#### Dataset section:
== == ==
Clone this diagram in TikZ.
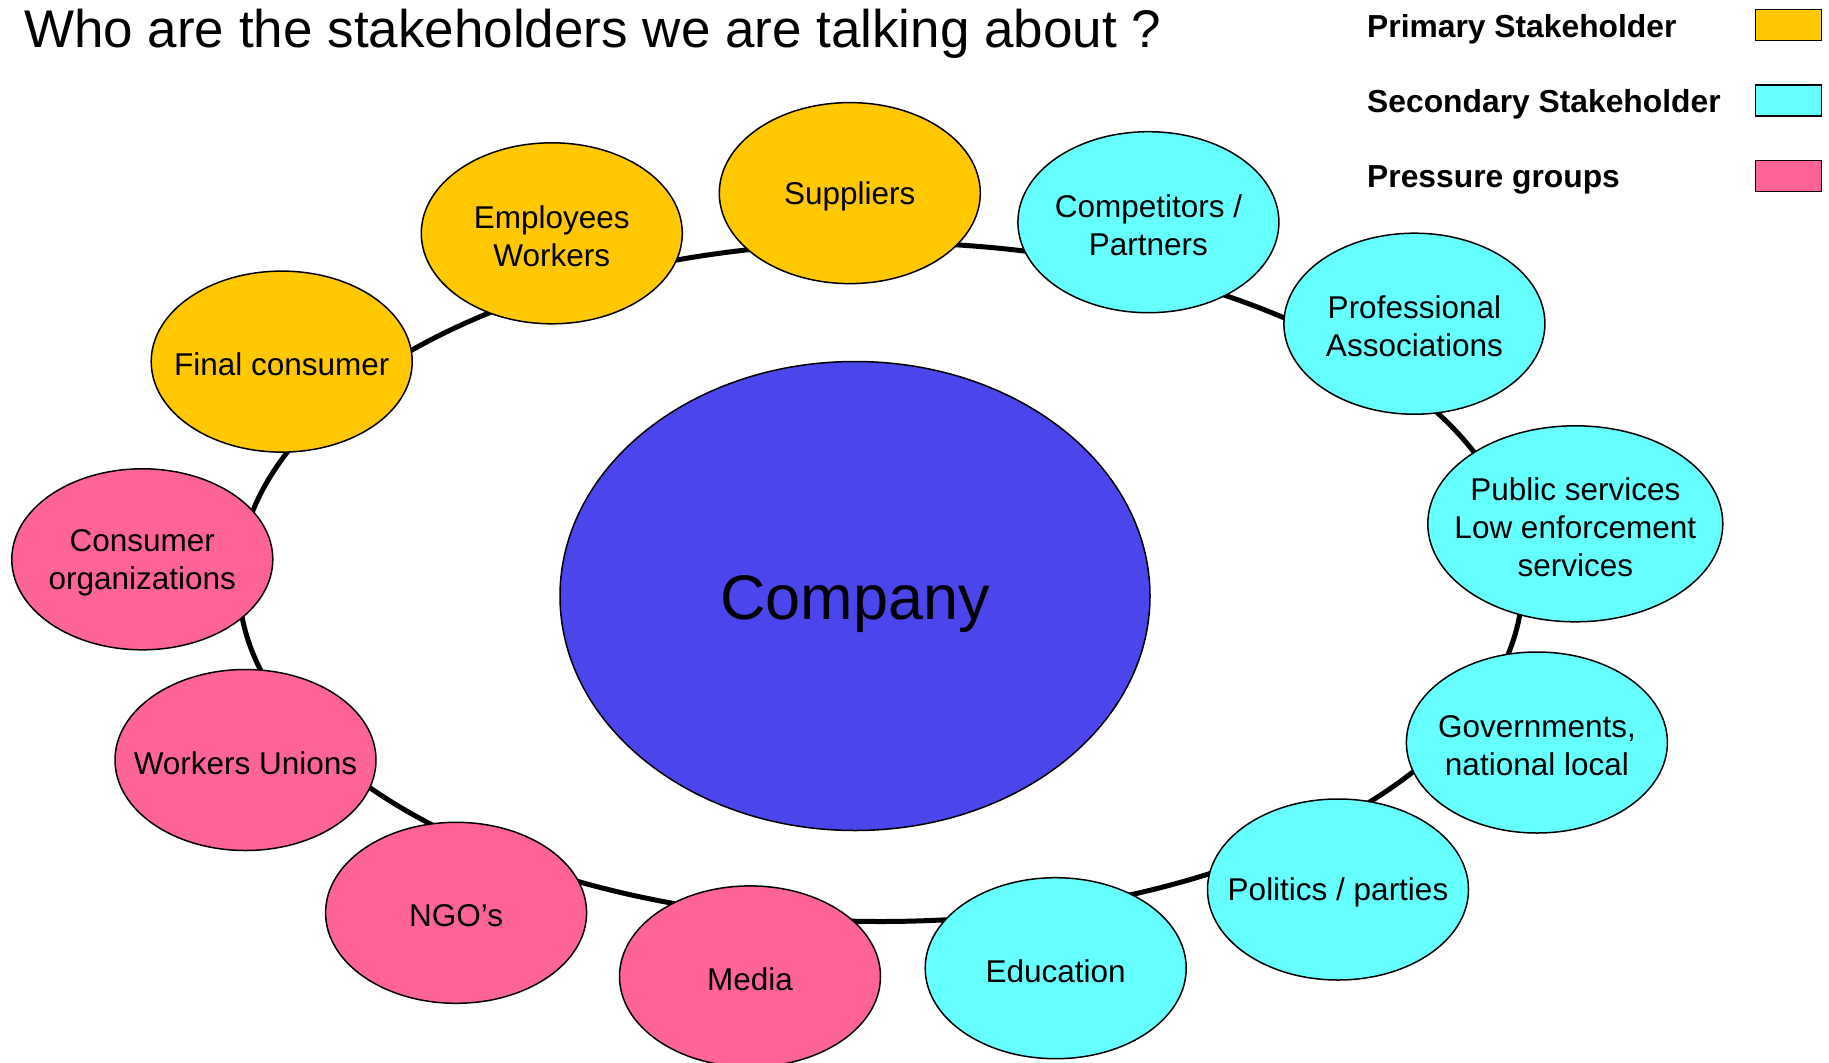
\documentclass[tikz,border=0pt]{standalone}
\usepackage{fontspec}
\setmainfont{Liberation Sans}
\usetikzlibrary{shapes.geometric}
\definecolor{primc}{RGB}{255,200,0}
\definecolor{secc}{RGB}{102,255,255}
\definecolor{presc}{RGB}{255,100,150}
\definecolor{compc}{RGB}{74,70,236}
\tikzset{
  stk/.style={ellipse, draw=black, line width=1.5pt, minimum width=261pt, minimum height=181pt, inner sep=0pt},
  lbl/.style={align=center, font=\fontsize{31.5}{38}\selectfont, inner sep=0pt, yshift=-3pt},
  prim/.style={stk, fill=primc},
  sec/.style={stk, fill=secc},
  pres/.style={stk, fill=presc},
  ring/.style={draw=black, line width=5pt},
  legtext/.style={anchor=base west, inner sep=0pt, font=\fontsize{31.8}{38}\selectfont\bfseries},
  legbox/.style={draw=black, line width=1.5pt, minimum width=66pt, minimum height=31pt, inner sep=0pt},
}
\begin{document}
\begin{tikzpicture}[x=1pt, y=-1pt]
\useasboundingbox (0,0) rectangle (1829,1063);
\clip (0,0) rectangle (1829,1063);
% title
\node[anchor=base west, inner sep=0pt, font=\fontsize{53}{60}\selectfont] (title) at (24,47) {Who are the stakeholders we are talking about ?};
% legend
\node[legtext] (l1) at (1367,37) {Primary Stakeholder};
\node[legtext] (l2) at (1367,112) {Secondary Stakeholder};
\node[legtext] (l3) at (1367,187) {Pressure groups};
\node[legbox, fill=primc] (b1) at (1788.5,25) {};
\node[legbox, fill=secc] (b2) at (1788.5,100.3) {};
\node[legbox, fill=presc] (b3) at (1788.5,176.2) {};
% ring
\coordinate (ringc) at (880.7,582);
\draw[ring] (ringc) ellipse [x radius=642, y radius=339.5];
% company
\node[ellipse, draw=black, line width=1.5pt, fill=compc, minimum width=590pt, minimum height=469pt, inner sep=0pt,
      label={[inner sep=0pt, yshift=-8pt, font=\fontsize{63}{70}\selectfont]center:Company}] (company) at (855,596) {};
% stakeholders
\node[prim, label={[lbl]center:Final consumer}] (fc) at (281.7,361.6) {};
\node[prim, label={[lbl]center:Employees\\Workers}] (emp) at (551.8,233.3) {};
\node[prim, label={[lbl]center:Suppliers}] (sup) at (849.8,193.1) {};
\node[sec, label={[lbl]center:Competitors /\\Partners}] (comp) at (1148.4,222.2) {};
\node[sec, label={[lbl]center:Professional\\Associations}] (prof) at (1414.4,323.7) {};
\node[sec, minimum width=295pt, minimum height=196pt, label={[lbl]center:Public services\\Low enforcement\\services}] (pub) at (1575.3,523.8) {};
\node[sec, label={[lbl]center:Governments,\\national local}] (gov) at (1536.9,742.5) {};
\node[sec, label={[lbl]center:Politics / parties}] (pol) at (1338,889.5) {};
\node[sec, label={[lbl]center:Education}] (edu) at (1055.7,968.2) {};
\node[pres, label={[lbl]center:Media}] (med) at (750,976.4) {};
\node[pres, label={[lbl]center:NGO’s}] (ngo) at (456.1,912.8) {};
\node[pres, label={[lbl]center:Workers Unions}] (wu) at (245.5,760) {};
\node[pres, label={[lbl]center:Consumer\\organizations}] (co) at (142.3,559.3) {};
\end{tikzpicture}
\end{document}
== == ==
#### What is required:
Return the listing above in full and without alteration, excluding its pictures.

#### Exercise solution:
Clone this diagram in TikZ.
\documentclass[tikz,border=0pt]{standalone}
\usepackage{fontspec}
\setmainfont{Liberation Sans}
\usetikzlibrary{shapes.geometric}
\definecolor{primc}{RGB}{255,200,0}
\definecolor{secc}{RGB}{102,255,255}
\definecolor{presc}{RGB}{255,100,150}
\definecolor{compc}{RGB}{74,70,236}
\tikzset{
  stk/.style={ellipse, draw=black, line width=1.5pt, minimum width=261pt, minimum height=181pt, inner sep=0pt},
  lbl/.style={align=center, font=\fontsize{31.5}{38}\selectfont, inner sep=0pt, yshift=-3pt},
  prim/.style={stk, fill=primc},
  sec/.style={stk, fill=secc},
  pres/.style={stk, fill=presc},
  ring/.style={draw=black, line width=5pt},
  legtext/.style={anchor=base west, inner sep=0pt, font=\fontsize{31.8}{38}\selectfont\bfseries},
  legbox/.style={draw=black, line width=1.5pt, minimum width=66pt, minimum height=31pt, inner sep=0pt},
}
\begin{document}
\begin{tikzpicture}[x=1pt, y=-1pt]
\useasboundingbox (0,0) rectangle (1829,1063);
\clip (0,0) rectangle (1829,1063);
% title
\node[anchor=base west, inner sep=0pt, font=\fontsize{53}{60}\selectfont] (title) at (24,47) {Who are the stakeholders we are talking about ?};
% legend
\node[legtext] (l1) at (1367,37) {Primary Stakeholder};
\node[legtext] (l2) at (1367,112) {Secondary Stakeholder};
\node[legtext] (l3) at (1367,187) {Pressure groups};
\node[legbox, fill=primc] (b1) at (1788.5,25) {};
\node[legbox, fill=secc] (b2) at (1788.5,100.3) {};
\node[legbox, fill=presc] (b3) at (1788.5,176.2) {};
% ring
\coordinate (ringc) at (880.7,582);
\draw[ring] (ringc) ellipse [x radius=642, y radius=339.5];
% company
\node[ellipse, draw=black, line width=1.5pt, fill=compc, minimum width=590pt, minimum height=469pt, inner sep=0pt,
      label={[inner sep=0pt, yshift=-8pt, font=\fontsize{63}{70}\selectfont]center:Company}] (company) at (855,596) {};
% stakeholders
\node[prim, label={[lbl]center:Final consumer}] (fc) at (281.7,361.6) {};
\node[prim, label={[lbl]center:Employees\\Workers}] (emp) at (551.8,233.3) {};
\node[prim, label={[lbl]center:Suppliers}] (sup) at (849.8,193.1) {};
\node[sec, label={[lbl]center:Competitors /\\Partners}] (comp) at (1148.4,222.2) {};
\node[sec, label={[lbl]center:Professional\\Associations}] (prof) at (1414.4,323.7) {};
\node[sec, minimum width=295pt, minimum height=196pt, label={[lbl]center:Public services\\Low enforcement\\services}] (pub) at (1575.3,523.8) {};
\node[sec, label={[lbl]center:Governments,\\national local}] (gov) at (1536.9,742.5) {};
\node[sec, label={[lbl]center:Politics / parties}] (pol) at (1338,889.5) {};
\node[sec, label={[lbl]center:Education}] (edu) at (1055.7,968.2) {};
\node[pres, label={[lbl]center:Media}] (med) at (750,976.4) {};
\node[pres, label={[lbl]center:NGO’s}] (ngo) at (456.1,912.8) {};
\node[pres, label={[lbl]center:Workers Unions}] (wu) at (245.5,760) {};
\node[pres, label={[lbl]center:Consumer\\organizations}] (co) at (142.3,559.3) {};
\end{tikzpicture}
\end{document}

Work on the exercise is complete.